#### [SHORT TASK]
Transcribe everything in the data word for word. Pictures are left out.

#### [INFORMATION SUPPLIED]
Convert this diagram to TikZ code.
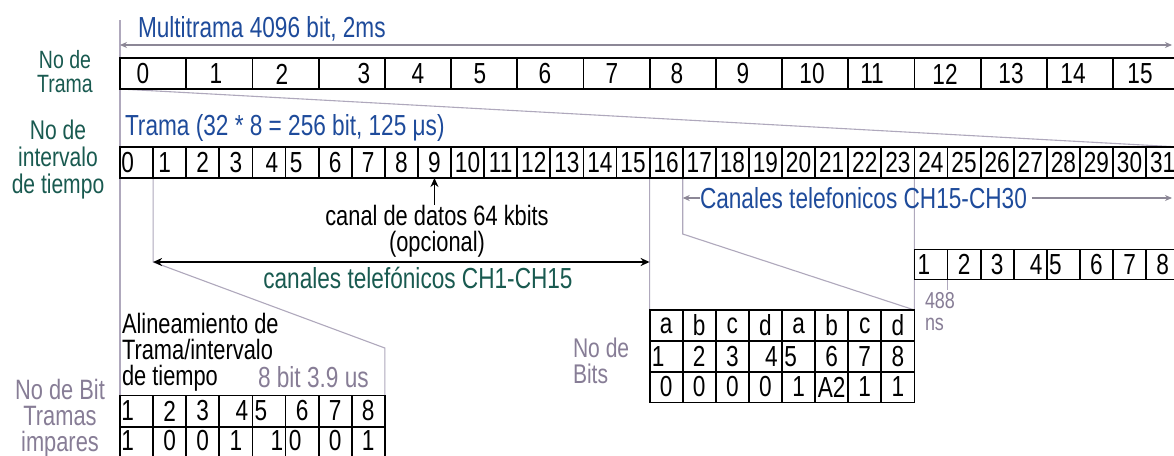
\documentclass[tikz,border=0pt]{standalone}
\usepackage{fontspec}
\setmainfont{Liberation Sans}[FakeStretch=0.78]
\usetikzlibrary{arrows.meta}
\pgfdeclarelayer{bg}
\pgfsetlayers{bg,main}
\definecolor{tblue}{RGB}{30,75,155}
\definecolor{tteal}{RGB}{25,90,80}
\definecolor{tgrey}{RGB}{135,125,150}
\definecolor{gline}{RGB}{175,168,188}
\definecolor{gdark}{RGB}{140,135,150}
\begin{document}
\begin{tikzpicture}[x=1pt,y=-1pt,
  every node/.style={inner sep=0pt, outer sep=0pt},
  font=\fontsize{29}{26}\selectfont,
  cellbox/.style={draw, line width=1.8pt, minimum width=33.1pt, minimum height=31pt},
  framebox/.style={cellbox, minimum width=66.2pt},
  guide/.style={draw=gline, line width=1.1pt},
  gtip/.style={-{Stealth[length=7pt,width=6pt]}},
  btip/.style={-{Stealth[length=9pt,width=8pt]}},
  bluetxt/.style={text=tblue},
  tealtxt/.style={text=tteal},
  greytxt/.style={text=tgrey}]
\useasboundingbox (0,0) rectangle (1174,455);

% ---------- frame row ----------
\foreach \k in {0,...,15} \node[framebox] (f\k) at ({153.1+66.2*\k},73.5) {};
\foreach \k/\x in {0/143,1/216,2/282,3/364,4/418,5/480,6/545,7/612,8/677,9/743,10/812,11/872,12/945,13/1011,14/1073,15/1140}
  \node (fl\k) at (\x,74) {\k};

% ---------- time slot row ----------
\foreach \k in {0,...,31} \node[cellbox] (s\k) at ({136.55+33.1*\k},162.5) {};
\foreach \k in {2,3,6,7,...,31} \node (sl\k) at (s\k) {\k};
\node (sl0) at ([xshift=-9pt]s0.center) {0};
\node (sl1) at ([xshift=-5pt]s1.center) {1};
\node (sl4) at ([xshift=3pt]s4.center) {4};
\node (sl5) at ([xshift=-6pt]s5.center) {5};

% ---------- odd frame bit table ----------
\foreach \k in {1,...,8} {
  \node[cellbox] (b\k) at ({103.45+33.1*\k},411) {};
  \node[cellbox] (c\k) at ({103.45+33.1*\k},443) {};
}
\foreach \k in {2,3,6,7,8} \node (bl\k) at (b\k) {\k};
\node (bl1) at ([xshift=-9pt]b1.center) {1};
\node (bl4) at ([xshift=6pt]b4.center) {4};
\node (bl5) at ([xshift=-8pt]b5.center) {5};
\foreach \k/\v/\dx in {1/1/-9,2/0/0,3/0/0,4/1/0,5/1/8,6/0/-7,7/0/0,8/1/0}
  \node (cl\k) at ([xshift=\dx pt, yshift=2pt]c\k.center) {\v};

% ---------- abcd table ----------
\foreach \k/\l/\v in {1/a/0,2/b/0,3/c/0,4/d/0,5/a/1,6/b/A2,7/c/1,8/d/1} {
  \node[cellbox] (ab\k) at ({633.05+33.1*\k},325.5) {};
  \node[cellbox] (n\k) at ({633.05+33.1*\k},356.5) {};
  \node[cellbox] (v\k) at ({633.05+33.1*\k},387) {};
  \node (abl\k) at (ab\k) {\l};
  \node (vl\k) at (v\k) {\v};
}
\foreach \k in {2,3,6,7,8} \node (nl\k) at (n\k) {\k};
\node (nl1) at ([xshift=-8pt]n1.center) {1};
\node (nl4) at ([xshift=6pt]n4.center) {4};
\node (nl5) at ([xshift=-8pt]n5.center) {5};

% ---------- right bit row ----------
\foreach \k in {1,...,8} \node[cellbox, minimum height=30pt] (r\k) at ({897.85+33.1*\k},264.5) {};
\foreach \k in {2,3,6,7,8} \node (rl\k) at (r\k) {\k};
\node (rl1) at ([xshift=-7pt]r1.center) {1};
\node (rl4) at ([xshift=6pt]r4.center) {4};
\node (rl5) at ([xshift=-8pt]r5.center) {5};

% ---------- texts ----------
\node[bluetxt, anchor=west] (mt) at (138,29) {Multitrama 4096 bit, 2ms};
\node[bluetxt, anchor=west] (tt) at (125,128) {Trama (32 * 8 = 256 bit, 125 μs)};
\node[tealtxt, align=center, font=\fontsize{25}{24}\selectfont] (lt) at (65,72) {No de\\Trama};
\node[tealtxt, align=center, font=\fontsize{27}{27}\selectfont] (li) at (58,160) {No de\\intervalo\\de tiempo};
\node[align=center, font=\fontsize{28}{26}\selectfont] (dc) at (437,231) {canal de datos 64 kbits\\(opcional)};
\node[text=tteal] (ct1) at (418,278) {canales telefónicos CH1-CH15};
\node[bluetxt, anchor=west] (ct2) at (700,198) {Canales telefonicos CH15-CH30};
\node[anchor=west, align=left, font=\fontsize{28}{26}\selectfont] (al) at (122,352) {Alineamiento de\\Trama/intervalo\\de tiempo};
\node[greytxt, anchor=west] (eb) at (258,377) {8 bit 3.9 us};
\node[greytxt, align=center, font=\fontsize{28}{26}\selectfont] (lb) at (60,418) {No de Bit\\Tramas\\impares};
\node[greytxt, anchor=west, align=left, font=\fontsize{27}{26}\selectfont] (nb) at (573,361) {No de\\Bits};
\node[greytxt, anchor=west, align=left, font=\fontsize{23}{22}\selectfont] (ns) at (925,312) {488\\ns};

% ---------- coordinates ----------
\coordinate (topL) at (120,20);
\coordinate (mL) at (120,45);
\coordinate (mR) at (1172,45);
\coordinate (aL) at (153.1,262);
\coordinate (aR) at (649.6,262);
\coordinate (k1) at (384.8,348);
\coordinate (k2) at (682.7,234);
\coordinate (tk) at (947.5,290);
\coordinate (cR) at (1172,198);

% ---------- guide lines ----------
\begin{pgfonlayer}{bg}
  \fill[white] (0,0) rectangle (1174,455);
  \draw[guide] (topL) -- (b1.north west);
  \draw[guide, draw=gdark, {Stealth[length=7pt,width=6pt]}-{Stealth[length=7pt,width=6pt]}] (mL) -- (mR);
  \draw[guide] (f0.south west) -- (s31.north east);
  \draw[guide] (s1.south west) -- (aL) -- (k1) -- (b8.north east);
  \draw[guide] (s16.south west) -- (ab1.north west);
  \draw[guide] (s17.south west) -- (k2) -- (ab8.north east);
  \draw[guide] (s24.south west) -- (ab8.north east);
  \draw[guide] (r1.south east) -- (tk);
  \draw[guide, draw=gdark, gtip] (ct2.west) -- (s17.south west |- ct2.west);
  \draw[guide, draw=gdark, gtip] ([xshift=5pt]ct2.east) -- (cR);
\end{pgfonlayer}

% ---------- black arrows ----------
\draw[line width=1.6pt, {Stealth[length=9pt,width=8pt]}-{Stealth[length=9pt,width=8pt]}] (aL) -- (aR);
\draw[line width=1.4pt, btip] (s9.south |- dc.north) -- (s9.south);
\end{tikzpicture}
\end{document}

#### [ANSWER TO THIS EXERCISE]
Convert this diagram to TikZ code.
\documentclass[tikz,border=0pt]{standalone}
\usepackage{fontspec}
\setmainfont{Liberation Sans}[FakeStretch=0.78]
\usetikzlibrary{arrows.meta}
\pgfdeclarelayer{bg}
\pgfsetlayers{bg,main}
\definecolor{tblue}{RGB}{30,75,155}
\definecolor{tteal}{RGB}{25,90,80}
\definecolor{tgrey}{RGB}{135,125,150}
\definecolor{gline}{RGB}{175,168,188}
\definecolor{gdark}{RGB}{140,135,150}
\begin{document}
\begin{tikzpicture}[x=1pt,y=-1pt,
  every node/.style={inner sep=0pt, outer sep=0pt},
  font=\fontsize{29}{26}\selectfont,
  cellbox/.style={draw, line width=1.8pt, minimum width=33.1pt, minimum height=31pt},
  framebox/.style={cellbox, minimum width=66.2pt},
  guide/.style={draw=gline, line width=1.1pt},
  gtip/.style={-{Stealth[length=7pt,width=6pt]}},
  btip/.style={-{Stealth[length=9pt,width=8pt]}},
  bluetxt/.style={text=tblue},
  tealtxt/.style={text=tteal},
  greytxt/.style={text=tgrey}]
\useasboundingbox (0,0) rectangle (1174,455);

% ---------- frame row ----------
\foreach \k in {0,...,15} \node[framebox] (f\k) at ({153.1+66.2*\k},73.5) {};
\foreach \k/\x in {0/143,1/216,2/282,3/364,4/418,5/480,6/545,7/612,8/677,9/743,10/812,11/872,12/945,13/1011,14/1073,15/1140}
  \node (fl\k) at (\x,74) {\k};

% ---------- time slot row ----------
\foreach \k in {0,...,31} \node[cellbox] (s\k) at ({136.55+33.1*\k},162.5) {};
\foreach \k in {2,3,6,7,...,31} \node (sl\k) at (s\k) {\k};
\node (sl0) at ([xshift=-9pt]s0.center) {0};
\node (sl1) at ([xshift=-5pt]s1.center) {1};
\node (sl4) at ([xshift=3pt]s4.center) {4};
\node (sl5) at ([xshift=-6pt]s5.center) {5};

% ---------- odd frame bit table ----------
\foreach \k in {1,...,8} {
  \node[cellbox] (b\k) at ({103.45+33.1*\k},411) {};
  \node[cellbox] (c\k) at ({103.45+33.1*\k},443) {};
}
\foreach \k in {2,3,6,7,8} \node (bl\k) at (b\k) {\k};
\node (bl1) at ([xshift=-9pt]b1.center) {1};
\node (bl4) at ([xshift=6pt]b4.center) {4};
\node (bl5) at ([xshift=-8pt]b5.center) {5};
\foreach \k/\v/\dx in {1/1/-9,2/0/0,3/0/0,4/1/0,5/1/8,6/0/-7,7/0/0,8/1/0}
  \node (cl\k) at ([xshift=\dx pt, yshift=2pt]c\k.center) {\v};

% ---------- abcd table ----------
\foreach \k/\l/\v in {1/a/0,2/b/0,3/c/0,4/d/0,5/a/1,6/b/A2,7/c/1,8/d/1} {
  \node[cellbox] (ab\k) at ({633.05+33.1*\k},325.5) {};
  \node[cellbox] (n\k) at ({633.05+33.1*\k},356.5) {};
  \node[cellbox] (v\k) at ({633.05+33.1*\k},387) {};
  \node (abl\k) at (ab\k) {\l};
  \node (vl\k) at (v\k) {\v};
}
\foreach \k in {2,3,6,7,8} \node (nl\k) at (n\k) {\k};
\node (nl1) at ([xshift=-8pt]n1.center) {1};
\node (nl4) at ([xshift=6pt]n4.center) {4};
\node (nl5) at ([xshift=-8pt]n5.center) {5};

% ---------- right bit row ----------
\foreach \k in {1,...,8} \node[cellbox, minimum height=30pt] (r\k) at ({897.85+33.1*\k},264.5) {};
\foreach \k in {2,3,6,7,8} \node (rl\k) at (r\k) {\k};
\node (rl1) at ([xshift=-7pt]r1.center) {1};
\node (rl4) at ([xshift=6pt]r4.center) {4};
\node (rl5) at ([xshift=-8pt]r5.center) {5};

% ---------- texts ----------
\node[bluetxt, anchor=west] (mt) at (138,29) {Multitrama 4096 bit, 2ms};
\node[bluetxt, anchor=west] (tt) at (125,128) {Trama (32 * 8 = 256 bit, 125 μs)};
\node[tealtxt, align=center, font=\fontsize{25}{24}\selectfont] (lt) at (65,72) {No de\\Trama};
\node[tealtxt, align=center, font=\fontsize{27}{27}\selectfont] (li) at (58,160) {No de\\intervalo\\de tiempo};
\node[align=center, font=\fontsize{28}{26}\selectfont] (dc) at (437,231) {canal de datos 64 kbits\\(opcional)};
\node[text=tteal] (ct1) at (418,278) {canales telefónicos CH1-CH15};
\node[bluetxt, anchor=west] (ct2) at (700,198) {Canales telefonicos CH15-CH30};
\node[anchor=west, align=left, font=\fontsize{28}{26}\selectfont] (al) at (122,352) {Alineamiento de\\Trama/intervalo\\de tiempo};
\node[greytxt, anchor=west] (eb) at (258,377) {8 bit 3.9 us};
\node[greytxt, align=center, font=\fontsize{28}{26}\selectfont] (lb) at (60,418) {No de Bit\\Tramas\\impares};
\node[greytxt, anchor=west, align=left, font=\fontsize{27}{26}\selectfont] (nb) at (573,361) {No de\\Bits};
\node[greytxt, anchor=west, align=left, font=\fontsize{23}{22}\selectfont] (ns) at (925,312) {488\\ns};

% ---------- coordinates ----------
\coordinate (topL) at (120,20);
\coordinate (mL) at (120,45);
\coordinate (mR) at (1172,45);
\coordinate (aL) at (153.1,262);
\coordinate (aR) at (649.6,262);
\coordinate (k1) at (384.8,348);
\coordinate (k2) at (682.7,234);
\coordinate (tk) at (947.5,290);
\coordinate (cR) at (1172,198);

% ---------- guide lines ----------
\begin{pgfonlayer}{bg}
  \fill[white] (0,0) rectangle (1174,455);
  \draw[guide] (topL) -- (b1.north west);
  \draw[guide, draw=gdark, {Stealth[length=7pt,width=6pt]}-{Stealth[length=7pt,width=6pt]}] (mL) -- (mR);
  \draw[guide] (f0.south west) -- (s31.north east);
  \draw[guide] (s1.south west) -- (aL) -- (k1) -- (b8.north east);
  \draw[guide] (s16.south west) -- (ab1.north west);
  \draw[guide] (s17.south west) -- (k2) -- (ab8.north east);
  \draw[guide] (s24.south west) -- (ab8.north east);
  \draw[guide] (r1.south east) -- (tk);
  \draw[guide, draw=gdark, gtip] (ct2.west) -- (s17.south west |- ct2.west);
  \draw[guide, draw=gdark, gtip] ([xshift=5pt]ct2.east) -- (cR);
\end{pgfonlayer}

% ---------- black arrows ----------
\draw[line width=1.6pt, {Stealth[length=9pt,width=8pt]}-{Stealth[length=9pt,width=8pt]}] (aL) -- (aR);
\draw[line width=1.4pt, btip] (s9.south |- dc.north) -- (s9.south);
\end{tikzpicture}
\end{document}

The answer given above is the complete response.